● YOUR TASK:
Write the data out again exactly, dropping any images it holds.
__________
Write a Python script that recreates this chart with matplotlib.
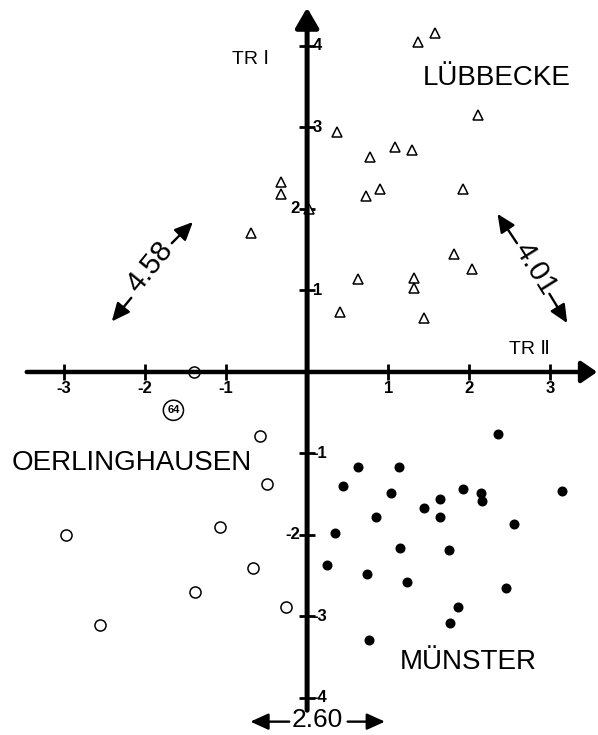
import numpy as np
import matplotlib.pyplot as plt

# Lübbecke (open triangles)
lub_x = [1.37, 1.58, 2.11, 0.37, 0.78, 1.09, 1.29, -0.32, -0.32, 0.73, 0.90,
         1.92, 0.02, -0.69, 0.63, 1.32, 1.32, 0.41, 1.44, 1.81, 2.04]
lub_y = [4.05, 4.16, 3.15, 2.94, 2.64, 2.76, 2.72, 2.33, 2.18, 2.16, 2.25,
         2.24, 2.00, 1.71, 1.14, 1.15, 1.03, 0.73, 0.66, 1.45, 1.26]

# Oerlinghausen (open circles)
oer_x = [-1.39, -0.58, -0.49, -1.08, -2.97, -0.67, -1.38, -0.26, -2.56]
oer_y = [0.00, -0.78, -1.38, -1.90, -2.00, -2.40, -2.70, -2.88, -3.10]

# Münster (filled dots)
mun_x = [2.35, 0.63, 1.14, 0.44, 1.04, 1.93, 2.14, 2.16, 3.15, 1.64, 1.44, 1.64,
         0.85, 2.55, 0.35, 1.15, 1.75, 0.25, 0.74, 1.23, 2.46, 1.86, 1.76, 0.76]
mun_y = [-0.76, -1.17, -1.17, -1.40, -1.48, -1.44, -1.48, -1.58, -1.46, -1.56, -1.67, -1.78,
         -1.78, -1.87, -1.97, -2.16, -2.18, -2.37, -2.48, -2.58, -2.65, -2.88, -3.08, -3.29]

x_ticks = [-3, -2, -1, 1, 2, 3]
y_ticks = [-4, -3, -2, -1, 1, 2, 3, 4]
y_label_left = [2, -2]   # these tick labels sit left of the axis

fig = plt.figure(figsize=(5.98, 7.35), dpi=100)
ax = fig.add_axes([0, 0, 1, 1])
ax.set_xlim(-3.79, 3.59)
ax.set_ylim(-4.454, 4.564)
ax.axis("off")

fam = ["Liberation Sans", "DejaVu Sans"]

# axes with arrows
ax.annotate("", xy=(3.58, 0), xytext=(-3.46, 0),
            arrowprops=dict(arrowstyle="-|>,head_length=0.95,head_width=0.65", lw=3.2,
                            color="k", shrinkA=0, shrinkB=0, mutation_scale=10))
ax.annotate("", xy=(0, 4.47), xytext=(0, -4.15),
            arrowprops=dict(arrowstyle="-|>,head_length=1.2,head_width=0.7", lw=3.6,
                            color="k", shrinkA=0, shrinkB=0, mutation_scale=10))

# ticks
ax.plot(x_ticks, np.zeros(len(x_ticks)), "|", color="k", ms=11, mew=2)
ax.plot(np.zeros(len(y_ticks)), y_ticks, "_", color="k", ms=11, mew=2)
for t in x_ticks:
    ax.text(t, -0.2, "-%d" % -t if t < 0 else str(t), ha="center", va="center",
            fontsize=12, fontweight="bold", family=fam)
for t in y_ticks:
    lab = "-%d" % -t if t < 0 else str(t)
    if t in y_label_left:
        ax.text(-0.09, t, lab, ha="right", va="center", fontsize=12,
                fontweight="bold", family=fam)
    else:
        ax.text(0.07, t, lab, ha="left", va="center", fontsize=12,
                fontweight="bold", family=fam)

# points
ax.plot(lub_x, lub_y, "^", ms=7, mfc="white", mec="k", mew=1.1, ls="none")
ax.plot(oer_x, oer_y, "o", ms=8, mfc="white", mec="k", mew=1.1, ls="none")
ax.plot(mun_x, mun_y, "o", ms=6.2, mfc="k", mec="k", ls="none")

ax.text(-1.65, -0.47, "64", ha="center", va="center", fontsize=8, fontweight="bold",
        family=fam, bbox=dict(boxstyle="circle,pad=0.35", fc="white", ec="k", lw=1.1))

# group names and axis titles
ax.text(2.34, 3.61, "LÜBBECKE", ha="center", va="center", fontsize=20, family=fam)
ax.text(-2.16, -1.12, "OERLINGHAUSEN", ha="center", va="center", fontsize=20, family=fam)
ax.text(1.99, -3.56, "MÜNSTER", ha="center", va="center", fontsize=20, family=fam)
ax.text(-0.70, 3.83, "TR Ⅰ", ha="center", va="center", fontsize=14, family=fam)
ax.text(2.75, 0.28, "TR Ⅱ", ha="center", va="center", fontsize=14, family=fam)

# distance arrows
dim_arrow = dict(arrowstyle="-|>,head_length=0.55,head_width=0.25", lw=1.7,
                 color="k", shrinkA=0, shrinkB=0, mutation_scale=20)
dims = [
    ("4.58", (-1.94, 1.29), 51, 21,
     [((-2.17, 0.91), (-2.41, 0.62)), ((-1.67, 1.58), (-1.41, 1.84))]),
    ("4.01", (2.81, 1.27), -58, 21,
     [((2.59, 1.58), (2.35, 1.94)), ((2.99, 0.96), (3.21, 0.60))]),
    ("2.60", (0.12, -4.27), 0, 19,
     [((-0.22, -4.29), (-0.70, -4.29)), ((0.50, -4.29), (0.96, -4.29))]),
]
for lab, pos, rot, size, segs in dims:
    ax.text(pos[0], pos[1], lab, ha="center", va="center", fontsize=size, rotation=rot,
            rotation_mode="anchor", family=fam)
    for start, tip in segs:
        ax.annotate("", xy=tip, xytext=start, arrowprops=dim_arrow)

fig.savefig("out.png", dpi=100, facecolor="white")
__________
● SOLUTION FOR THIS TASK:
Write a Python script that recreates this chart with matplotlib.
import numpy as np
import matplotlib.pyplot as plt

# Lübbecke (open triangles)
lub_x = [1.37, 1.58, 2.11, 0.37, 0.78, 1.09, 1.29, -0.32, -0.32, 0.73, 0.90,
         1.92, 0.02, -0.69, 0.63, 1.32, 1.32, 0.41, 1.44, 1.81, 2.04]
lub_y = [4.05, 4.16, 3.15, 2.94, 2.64, 2.76, 2.72, 2.33, 2.18, 2.16, 2.25,
         2.24, 2.00, 1.71, 1.14, 1.15, 1.03, 0.73, 0.66, 1.45, 1.26]

# Oerlinghausen (open circles)
oer_x = [-1.39, -0.58, -0.49, -1.08, -2.97, -0.67, -1.38, -0.26, -2.56]
oer_y = [0.00, -0.78, -1.38, -1.90, -2.00, -2.40, -2.70, -2.88, -3.10]

# Münster (filled dots)
mun_x = [2.35, 0.63, 1.14, 0.44, 1.04, 1.93, 2.14, 2.16, 3.15, 1.64, 1.44, 1.64,
         0.85, 2.55, 0.35, 1.15, 1.75, 0.25, 0.74, 1.23, 2.46, 1.86, 1.76, 0.76]
mun_y = [-0.76, -1.17, -1.17, -1.40, -1.48, -1.44, -1.48, -1.58, -1.46, -1.56, -1.67, -1.78,
         -1.78, -1.87, -1.97, -2.16, -2.18, -2.37, -2.48, -2.58, -2.65, -2.88, -3.08, -3.29]

x_ticks = [-3, -2, -1, 1, 2, 3]
y_ticks = [-4, -3, -2, -1, 1, 2, 3, 4]
y_label_left = [2, -2]   # these tick labels sit left of the axis

fig = plt.figure(figsize=(5.98, 7.35), dpi=100)
ax = fig.add_axes([0, 0, 1, 1])
ax.set_xlim(-3.79, 3.59)
ax.set_ylim(-4.454, 4.564)
ax.axis("off")

fam = ["Liberation Sans", "DejaVu Sans"]

# axes with arrows
ax.annotate("", xy=(3.58, 0), xytext=(-3.46, 0),
            arrowprops=dict(arrowstyle="-|>,head_length=0.95,head_width=0.65", lw=3.2,
                            color="k", shrinkA=0, shrinkB=0, mutation_scale=10))
ax.annotate("", xy=(0, 4.47), xytext=(0, -4.15),
            arrowprops=dict(arrowstyle="-|>,head_length=1.2,head_width=0.7", lw=3.6,
                            color="k", shrinkA=0, shrinkB=0, mutation_scale=10))

# ticks
ax.plot(x_ticks, np.zeros(len(x_ticks)), "|", color="k", ms=11, mew=2)
ax.plot(np.zeros(len(y_ticks)), y_ticks, "_", color="k", ms=11, mew=2)
for t in x_ticks:
    ax.text(t, -0.2, "-%d" % -t if t < 0 else str(t), ha="center", va="center",
            fontsize=12, fontweight="bold", family=fam)
for t in y_ticks:
    lab = "-%d" % -t if t < 0 else str(t)
    if t in y_label_left:
        ax.text(-0.09, t, lab, ha="right", va="center", fontsize=12,
                fontweight="bold", family=fam)
    else:
        ax.text(0.07, t, lab, ha="left", va="center", fontsize=12,
                fontweight="bold", family=fam)

# points
ax.plot(lub_x, lub_y, "^", ms=7, mfc="white", mec="k", mew=1.1, ls="none")
ax.plot(oer_x, oer_y, "o", ms=8, mfc="white", mec="k", mew=1.1, ls="none")
ax.plot(mun_x, mun_y, "o", ms=6.2, mfc="k", mec="k", ls="none")

ax.text(-1.65, -0.47, "64", ha="center", va="center", fontsize=8, fontweight="bold",
        family=fam, bbox=dict(boxstyle="circle,pad=0.35", fc="white", ec="k", lw=1.1))

# group names and axis titles
ax.text(2.34, 3.61, "LÜBBECKE", ha="center", va="center", fontsize=20, family=fam)
ax.text(-2.16, -1.12, "OERLINGHAUSEN", ha="center", va="center", fontsize=20, family=fam)
ax.text(1.99, -3.56, "MÜNSTER", ha="center", va="center", fontsize=20, family=fam)
ax.text(-0.70, 3.83, "TR Ⅰ", ha="center", va="center", fontsize=14, family=fam)
ax.text(2.75, 0.28, "TR Ⅱ", ha="center", va="center", fontsize=14, family=fam)

# distance arrows
dim_arrow = dict(arrowstyle="-|>,head_length=0.55,head_width=0.25", lw=1.7,
                 color="k", shrinkA=0, shrinkB=0, mutation_scale=20)
dims = [
    ("4.58", (-1.94, 1.29), 51, 21,
     [((-2.17, 0.91), (-2.41, 0.62)), ((-1.67, 1.58), (-1.41, 1.84))]),
    ("4.01", (2.81, 1.27), -58, 21,
     [((2.59, 1.58), (2.35, 1.94)), ((2.99, 0.96), (3.21, 0.60))]),
    ("2.60", (0.12, -4.27), 0, 19,
     [((-0.22, -4.29), (-0.70, -4.29)), ((0.50, -4.29), (0.96, -4.29))]),
]
for lab, pos, rot, size, segs in dims:
    ax.text(pos[0], pos[1], lab, ha="center", va="center", fontsize=size, rotation=rot,
            rotation_mode="anchor", family=fam)
    for start, tip in segs:
        ax.annotate("", xy=tip, xytext=start, arrowprops=dim_arrow)

fig.savefig("out.png", dpi=100, facecolor="white")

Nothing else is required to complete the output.